→ TASK INSTRUCTIONS: Beginning with the opening line of the entries, return every line through the one containing "var BLUE = '#0000ff';", both included, and nothing else. Omit pictures.

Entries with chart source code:
════

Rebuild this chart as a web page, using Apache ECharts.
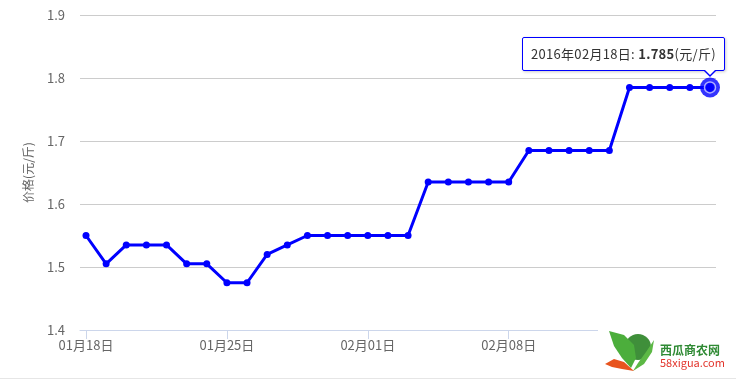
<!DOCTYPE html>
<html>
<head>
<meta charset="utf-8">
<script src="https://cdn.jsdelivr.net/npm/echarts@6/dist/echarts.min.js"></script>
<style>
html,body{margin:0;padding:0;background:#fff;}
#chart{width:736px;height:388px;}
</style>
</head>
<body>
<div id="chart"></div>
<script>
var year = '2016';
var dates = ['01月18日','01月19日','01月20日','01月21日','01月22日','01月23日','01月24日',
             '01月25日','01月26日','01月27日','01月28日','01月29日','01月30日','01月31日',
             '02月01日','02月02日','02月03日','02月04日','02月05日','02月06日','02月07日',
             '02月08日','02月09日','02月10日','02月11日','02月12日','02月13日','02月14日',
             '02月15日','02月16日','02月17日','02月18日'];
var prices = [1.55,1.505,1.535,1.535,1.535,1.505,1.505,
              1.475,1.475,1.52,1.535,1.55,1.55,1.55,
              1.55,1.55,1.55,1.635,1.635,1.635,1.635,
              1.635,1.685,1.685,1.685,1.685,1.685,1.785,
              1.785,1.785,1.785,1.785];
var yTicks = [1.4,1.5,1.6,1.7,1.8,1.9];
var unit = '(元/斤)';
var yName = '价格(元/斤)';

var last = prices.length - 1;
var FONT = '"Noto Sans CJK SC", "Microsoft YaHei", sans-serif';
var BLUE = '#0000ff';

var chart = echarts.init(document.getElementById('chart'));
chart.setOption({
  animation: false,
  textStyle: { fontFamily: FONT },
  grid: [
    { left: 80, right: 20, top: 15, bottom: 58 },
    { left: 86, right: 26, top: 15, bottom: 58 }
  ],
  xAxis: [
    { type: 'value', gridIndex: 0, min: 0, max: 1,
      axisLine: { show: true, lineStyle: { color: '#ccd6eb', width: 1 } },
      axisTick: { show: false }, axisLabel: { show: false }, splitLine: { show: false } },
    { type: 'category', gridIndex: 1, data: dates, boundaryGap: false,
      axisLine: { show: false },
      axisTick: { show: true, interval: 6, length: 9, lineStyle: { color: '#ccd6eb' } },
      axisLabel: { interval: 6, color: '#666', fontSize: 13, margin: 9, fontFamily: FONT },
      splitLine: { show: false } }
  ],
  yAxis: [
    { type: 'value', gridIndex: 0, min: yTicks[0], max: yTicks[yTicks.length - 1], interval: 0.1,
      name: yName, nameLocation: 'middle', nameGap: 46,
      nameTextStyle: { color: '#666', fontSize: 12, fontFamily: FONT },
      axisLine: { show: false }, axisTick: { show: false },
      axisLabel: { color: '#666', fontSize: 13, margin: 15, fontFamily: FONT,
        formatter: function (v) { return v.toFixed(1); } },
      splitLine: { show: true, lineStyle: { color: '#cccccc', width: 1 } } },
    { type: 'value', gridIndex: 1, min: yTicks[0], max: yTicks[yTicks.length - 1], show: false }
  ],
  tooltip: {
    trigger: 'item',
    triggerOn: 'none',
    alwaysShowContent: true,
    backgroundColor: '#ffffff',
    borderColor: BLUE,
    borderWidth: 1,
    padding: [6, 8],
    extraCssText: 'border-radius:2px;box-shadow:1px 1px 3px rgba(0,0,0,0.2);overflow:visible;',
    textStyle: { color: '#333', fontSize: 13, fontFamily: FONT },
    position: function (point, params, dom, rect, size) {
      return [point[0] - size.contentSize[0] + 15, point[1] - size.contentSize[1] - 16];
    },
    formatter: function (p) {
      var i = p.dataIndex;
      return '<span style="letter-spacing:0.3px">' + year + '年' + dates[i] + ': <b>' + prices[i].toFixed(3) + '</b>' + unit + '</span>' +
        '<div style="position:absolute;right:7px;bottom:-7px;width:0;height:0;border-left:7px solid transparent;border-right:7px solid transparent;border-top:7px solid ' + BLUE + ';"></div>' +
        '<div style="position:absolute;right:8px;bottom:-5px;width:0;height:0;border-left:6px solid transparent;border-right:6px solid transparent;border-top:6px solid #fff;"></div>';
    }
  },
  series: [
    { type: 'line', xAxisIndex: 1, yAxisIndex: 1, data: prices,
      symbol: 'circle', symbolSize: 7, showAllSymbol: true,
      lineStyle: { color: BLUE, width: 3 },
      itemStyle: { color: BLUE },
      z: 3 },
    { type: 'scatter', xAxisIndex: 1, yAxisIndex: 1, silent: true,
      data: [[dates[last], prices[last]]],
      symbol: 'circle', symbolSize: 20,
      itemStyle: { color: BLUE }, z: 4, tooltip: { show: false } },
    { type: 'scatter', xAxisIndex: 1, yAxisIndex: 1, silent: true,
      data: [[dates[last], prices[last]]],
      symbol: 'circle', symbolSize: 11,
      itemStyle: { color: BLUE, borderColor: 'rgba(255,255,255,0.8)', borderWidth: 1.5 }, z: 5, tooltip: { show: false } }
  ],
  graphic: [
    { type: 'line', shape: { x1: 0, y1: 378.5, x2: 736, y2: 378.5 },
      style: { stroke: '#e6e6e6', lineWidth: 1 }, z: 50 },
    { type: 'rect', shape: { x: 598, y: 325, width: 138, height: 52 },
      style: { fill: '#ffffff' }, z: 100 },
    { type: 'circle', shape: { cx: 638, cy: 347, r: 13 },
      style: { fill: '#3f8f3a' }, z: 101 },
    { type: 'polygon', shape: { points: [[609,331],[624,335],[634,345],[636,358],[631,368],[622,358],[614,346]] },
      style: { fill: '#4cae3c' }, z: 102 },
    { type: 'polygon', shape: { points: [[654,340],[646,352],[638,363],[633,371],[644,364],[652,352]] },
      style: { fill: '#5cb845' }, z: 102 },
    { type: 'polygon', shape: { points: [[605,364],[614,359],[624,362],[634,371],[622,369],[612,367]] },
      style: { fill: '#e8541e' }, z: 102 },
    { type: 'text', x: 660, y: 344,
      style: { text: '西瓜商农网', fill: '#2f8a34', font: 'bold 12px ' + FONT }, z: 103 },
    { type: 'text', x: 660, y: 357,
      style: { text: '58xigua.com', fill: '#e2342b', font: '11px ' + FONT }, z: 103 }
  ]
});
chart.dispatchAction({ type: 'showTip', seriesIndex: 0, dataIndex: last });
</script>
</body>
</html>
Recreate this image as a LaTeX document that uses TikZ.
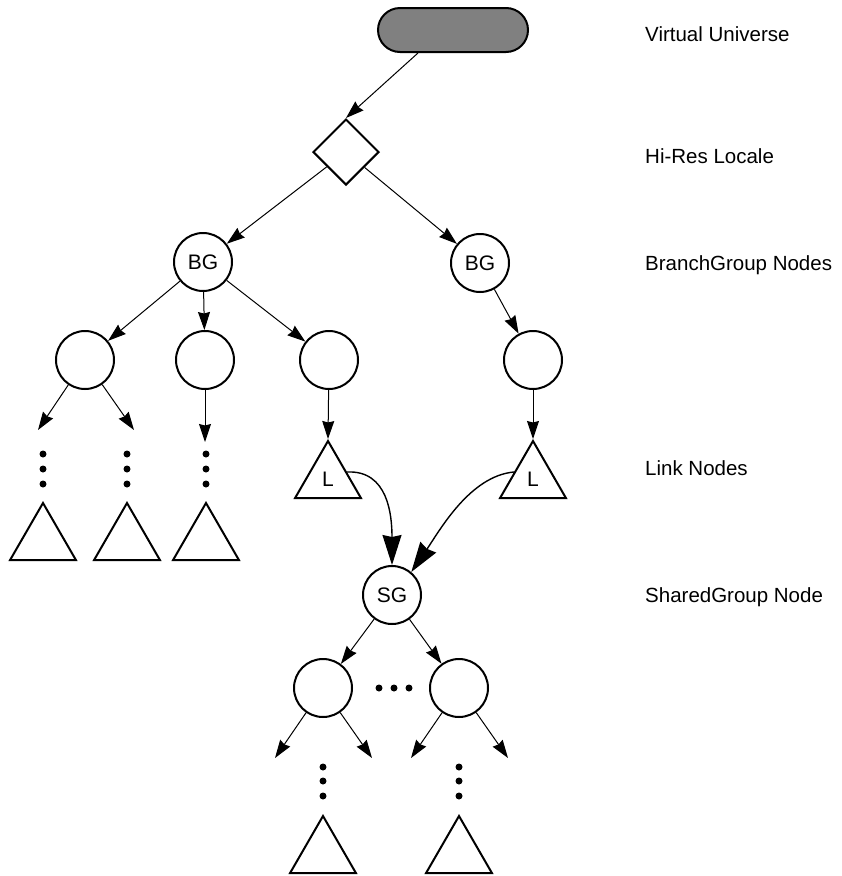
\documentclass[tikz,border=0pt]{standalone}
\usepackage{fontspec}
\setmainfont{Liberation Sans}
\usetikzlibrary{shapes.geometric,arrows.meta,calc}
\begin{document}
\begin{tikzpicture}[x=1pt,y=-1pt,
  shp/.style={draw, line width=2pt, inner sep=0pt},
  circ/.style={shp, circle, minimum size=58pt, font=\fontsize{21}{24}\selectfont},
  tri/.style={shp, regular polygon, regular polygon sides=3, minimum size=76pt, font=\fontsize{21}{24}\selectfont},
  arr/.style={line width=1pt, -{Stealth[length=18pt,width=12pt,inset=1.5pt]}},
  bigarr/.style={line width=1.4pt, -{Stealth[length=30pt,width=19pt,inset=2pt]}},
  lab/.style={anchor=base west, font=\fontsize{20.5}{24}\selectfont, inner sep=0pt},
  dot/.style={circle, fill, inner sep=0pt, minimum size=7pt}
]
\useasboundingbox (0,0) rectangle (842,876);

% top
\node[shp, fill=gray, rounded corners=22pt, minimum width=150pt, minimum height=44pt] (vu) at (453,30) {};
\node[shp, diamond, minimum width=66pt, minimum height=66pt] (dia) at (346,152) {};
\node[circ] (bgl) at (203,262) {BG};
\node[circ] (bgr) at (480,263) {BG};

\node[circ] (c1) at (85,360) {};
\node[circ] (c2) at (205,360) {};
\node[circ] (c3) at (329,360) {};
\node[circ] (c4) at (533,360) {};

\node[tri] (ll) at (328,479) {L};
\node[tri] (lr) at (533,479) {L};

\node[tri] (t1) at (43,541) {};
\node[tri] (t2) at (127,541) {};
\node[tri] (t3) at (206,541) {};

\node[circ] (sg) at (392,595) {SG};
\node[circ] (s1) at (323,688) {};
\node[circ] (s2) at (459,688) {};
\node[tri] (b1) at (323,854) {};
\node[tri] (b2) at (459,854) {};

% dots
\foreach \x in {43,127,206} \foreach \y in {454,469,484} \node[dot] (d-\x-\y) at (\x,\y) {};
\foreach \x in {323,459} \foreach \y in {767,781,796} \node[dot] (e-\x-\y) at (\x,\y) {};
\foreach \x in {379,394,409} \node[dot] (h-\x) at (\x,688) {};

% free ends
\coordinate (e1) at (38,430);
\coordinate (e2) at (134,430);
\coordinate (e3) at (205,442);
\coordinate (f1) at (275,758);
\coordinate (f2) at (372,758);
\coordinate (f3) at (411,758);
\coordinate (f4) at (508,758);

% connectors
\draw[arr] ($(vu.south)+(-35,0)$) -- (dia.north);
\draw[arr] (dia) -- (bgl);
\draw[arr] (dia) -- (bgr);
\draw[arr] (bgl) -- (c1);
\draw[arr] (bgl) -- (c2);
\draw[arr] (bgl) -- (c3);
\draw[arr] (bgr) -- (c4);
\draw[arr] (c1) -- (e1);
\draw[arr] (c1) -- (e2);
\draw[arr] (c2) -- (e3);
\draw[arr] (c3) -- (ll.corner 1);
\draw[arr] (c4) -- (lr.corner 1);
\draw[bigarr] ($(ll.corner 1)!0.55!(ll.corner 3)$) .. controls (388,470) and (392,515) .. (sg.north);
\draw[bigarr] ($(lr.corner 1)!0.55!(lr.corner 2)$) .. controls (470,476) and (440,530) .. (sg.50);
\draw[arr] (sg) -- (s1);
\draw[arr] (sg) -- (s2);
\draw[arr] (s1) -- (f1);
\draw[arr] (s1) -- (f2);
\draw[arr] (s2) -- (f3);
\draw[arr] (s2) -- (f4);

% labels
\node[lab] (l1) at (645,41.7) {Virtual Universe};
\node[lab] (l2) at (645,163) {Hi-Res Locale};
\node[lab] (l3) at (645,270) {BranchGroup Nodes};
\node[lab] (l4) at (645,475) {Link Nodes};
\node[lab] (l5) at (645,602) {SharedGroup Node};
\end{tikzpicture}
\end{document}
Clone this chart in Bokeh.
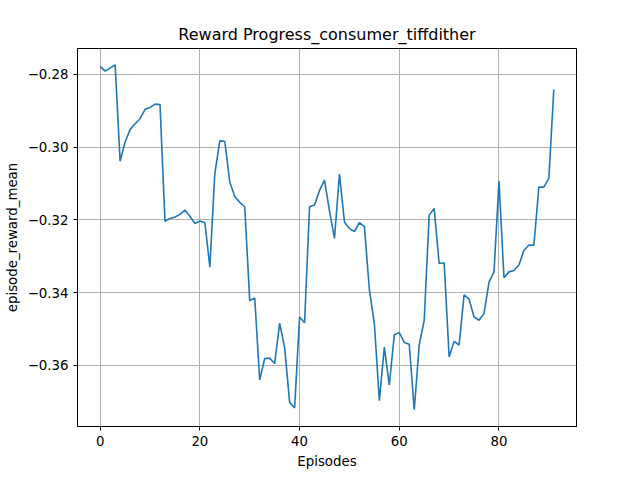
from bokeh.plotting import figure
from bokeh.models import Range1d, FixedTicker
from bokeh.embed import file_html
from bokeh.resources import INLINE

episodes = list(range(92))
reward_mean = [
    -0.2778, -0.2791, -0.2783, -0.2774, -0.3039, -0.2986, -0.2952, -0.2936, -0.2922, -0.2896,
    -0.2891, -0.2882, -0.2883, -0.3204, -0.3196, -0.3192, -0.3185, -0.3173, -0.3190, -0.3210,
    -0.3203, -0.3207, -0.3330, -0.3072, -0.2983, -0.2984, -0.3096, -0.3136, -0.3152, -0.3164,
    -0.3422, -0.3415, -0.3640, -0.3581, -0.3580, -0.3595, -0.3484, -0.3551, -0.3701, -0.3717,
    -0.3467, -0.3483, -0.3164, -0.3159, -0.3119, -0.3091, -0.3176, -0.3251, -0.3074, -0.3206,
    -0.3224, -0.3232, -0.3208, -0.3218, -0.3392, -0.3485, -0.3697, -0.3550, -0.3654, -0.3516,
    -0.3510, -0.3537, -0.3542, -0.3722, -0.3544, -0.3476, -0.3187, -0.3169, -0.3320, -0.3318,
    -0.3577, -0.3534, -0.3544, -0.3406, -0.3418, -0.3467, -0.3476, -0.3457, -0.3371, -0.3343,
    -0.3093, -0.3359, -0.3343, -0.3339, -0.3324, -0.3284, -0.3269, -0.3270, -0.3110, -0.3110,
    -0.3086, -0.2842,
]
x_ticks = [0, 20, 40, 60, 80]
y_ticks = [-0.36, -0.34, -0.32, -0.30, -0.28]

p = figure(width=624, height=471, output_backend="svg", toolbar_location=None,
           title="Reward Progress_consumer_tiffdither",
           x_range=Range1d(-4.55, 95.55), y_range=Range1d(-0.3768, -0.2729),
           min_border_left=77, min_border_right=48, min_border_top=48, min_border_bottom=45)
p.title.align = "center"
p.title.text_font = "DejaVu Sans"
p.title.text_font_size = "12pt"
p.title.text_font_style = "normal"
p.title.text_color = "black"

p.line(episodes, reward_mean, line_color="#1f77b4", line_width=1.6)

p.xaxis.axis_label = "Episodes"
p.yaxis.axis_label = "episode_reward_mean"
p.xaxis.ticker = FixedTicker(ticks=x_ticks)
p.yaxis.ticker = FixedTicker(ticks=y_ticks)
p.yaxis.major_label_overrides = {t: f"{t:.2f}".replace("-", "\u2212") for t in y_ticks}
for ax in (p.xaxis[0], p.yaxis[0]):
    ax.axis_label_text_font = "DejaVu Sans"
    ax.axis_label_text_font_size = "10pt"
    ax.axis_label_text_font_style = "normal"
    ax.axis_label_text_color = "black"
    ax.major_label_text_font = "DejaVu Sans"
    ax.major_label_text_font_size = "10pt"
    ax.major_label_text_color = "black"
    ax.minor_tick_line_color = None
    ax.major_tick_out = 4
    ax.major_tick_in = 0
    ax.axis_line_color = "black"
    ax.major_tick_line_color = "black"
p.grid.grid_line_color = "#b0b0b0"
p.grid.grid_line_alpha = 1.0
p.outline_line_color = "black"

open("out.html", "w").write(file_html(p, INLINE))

════

→ CORRECT OUTPUT:
Rebuild this chart as a web page, using Apache ECharts.
<!DOCTYPE html>
<html>
<head>
<meta charset="utf-8">
<script src="https://cdn.jsdelivr.net/npm/echarts@6/dist/echarts.min.js"></script>
<style>
html,body{margin:0;padding:0;background:#fff;}
#chart{width:736px;height:388px;}
</style>
</head>
<body>
<div id="chart"></div>
<script>
var year = '2016';
var dates = ['01月18日','01月19日','01月20日','01月21日','01月22日','01月23日','01月24日',
             '01月25日','01月26日','01月27日','01月28日','01月29日','01月30日','01月31日',
             '02月01日','02月02日','02月03日','02月04日','02月05日','02月06日','02月07日',
             '02月08日','02月09日','02月10日','02月11日','02月12日','02月13日','02月14日',
             '02月15日','02月16日','02月17日','02月18日'];
var prices = [1.55,1.505,1.535,1.535,1.535,1.505,1.505,
              1.475,1.475,1.52,1.535,1.55,1.55,1.55,
              1.55,1.55,1.55,1.635,1.635,1.635,1.635,
              1.635,1.685,1.685,1.685,1.685,1.685,1.785,
              1.785,1.785,1.785,1.785];
var yTicks = [1.4,1.5,1.6,1.7,1.8,1.9];
var unit = '(元/斤)';
var yName = '价格(元/斤)';

var last = prices.length - 1;
var FONT = '"Noto Sans CJK SC", "Microsoft YaHei", sans-serif';
var BLUE = '#0000ff';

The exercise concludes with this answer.